On June 6, 2025, the Third Circuit Court of Appeals issued a non-precedential opinion affirming a denial of class certification based on a plaintiff’s failure to satisfy the ascertainability requirement imposed by FRCP 23(b)(3). In McMahon v. Chipotle Mexican Grill, Inc., 2025 U.S. App. LEXIS 13900 (3d. Cir. June 6, 2025), the Third Circuit emphasized a putative class cannot be certified under the federal rules without a reliable method for identifying class members. Two named plaintiffs in McMahon were “shortchanged” after paying cash for an order at Pennsylvania Chipotle restaurants that were unable to provide them with change in coins. This putative class action was filed against Chipotle shortly thereafter and sought to certify a class defined as: “all individuals who, on or after January 1, 2020, purchased any item(s) from a Chipotle . . . restaurant in Pennsylvania using cash, and were given change of less than the difference between the amount of cash tendered and the purchase price of the item(s).”
The plaintiffs in McMahon proposed a two-fold process to identify the Chipotle patrons who fell within the scope of this class definition. The first step in that process involved identifying the cash transactions through Chipotle’s transactional data, which consisted of data fields such as the amount of sale, type of tender, date, time, restaurant location, receipt number, and cashier identity. However, none of Chipotle’s internal data fields could show whether a customer received the correct change. The plaintiffs’ proposed solution to this data gap was a second identification step that involved cross-referencing the transactional data with one or more other records, including: customer receipts, customer complaint documentation, Chipotle Rewards membership information, restaurant surveillance footage, and customer affidavits.
The Third Circuit affirmed the federal district court’s finding that this method was unreliable because none of the records that would be used as a cross-reference against Chipotle’s transactional data could definitively determine which customers were actually shortchanged. In holding the district court did not abuse its discretion in declining to certify the class, the Third Circuit pointed out the practical shortcomings of the proposed cross-walk method. For example, merely identifying cash paying customers through video surveillance and Chipotle Rewards membership information could not show that a particular customer was necessarily shortchanged.
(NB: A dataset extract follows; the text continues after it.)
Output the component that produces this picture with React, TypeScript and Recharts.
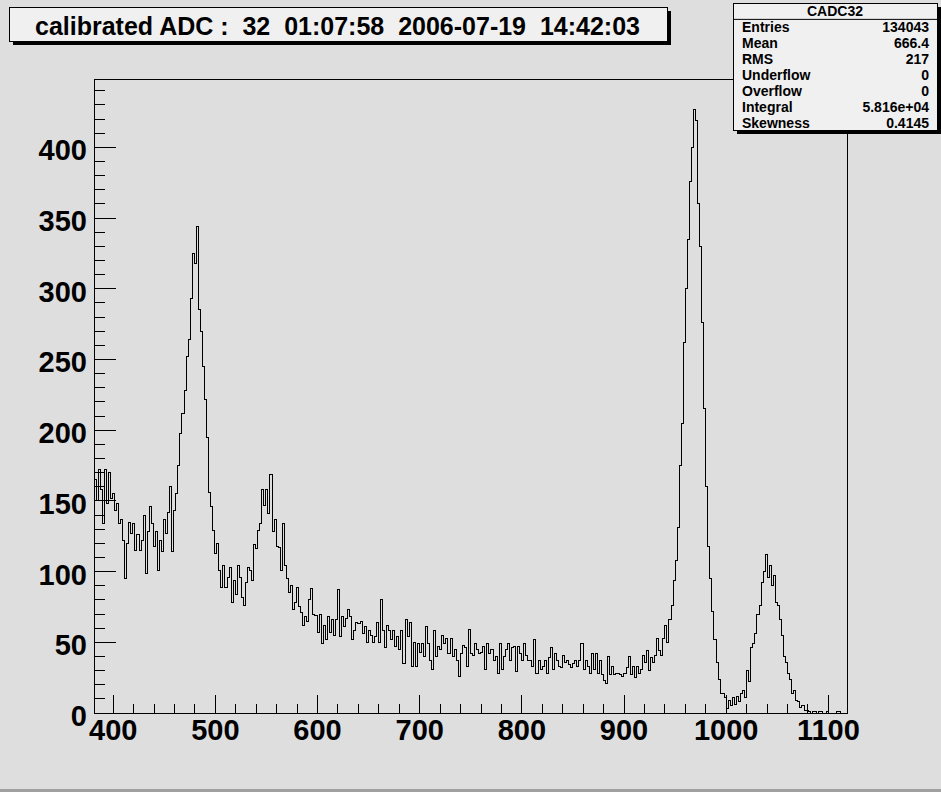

The district court and Third Circuit also took issue with the plaintiffs’ affidavit approach given the record demonstrating that those affidavits could not be corroborated through objective sources and instead required an “individualized fact-finding that defeats ascertainability.”
In closing, the Third Circuit made clear it was not the sheer volume of individual records needed to be reviewed that won the day for Chipotle; rather, it was the fact that the records available simply did not contain the information needed to identify the proposed class members. Individualized fact-finding would be required to identify would-be shortchanged plaintiffs and that individualized inquiry ultimately defeated ascertainability in McMahon.
Originally filed in Pennsylvania state court, the operative complaint in McMahon sought to impose class liability against Chipotle for claims of misappropriation, conversion, breach of contract, unjust enrichment, and violations of the Pennsylvania Unfair Trade Practices and Consumer Protection Law. McMahon is a recent reminder that production of a robust collection of transactional data fields itself is far from a guarantee that a class plaintiff can show a reliable method to identify class members, and that all data has its limits – especially in class action litigation.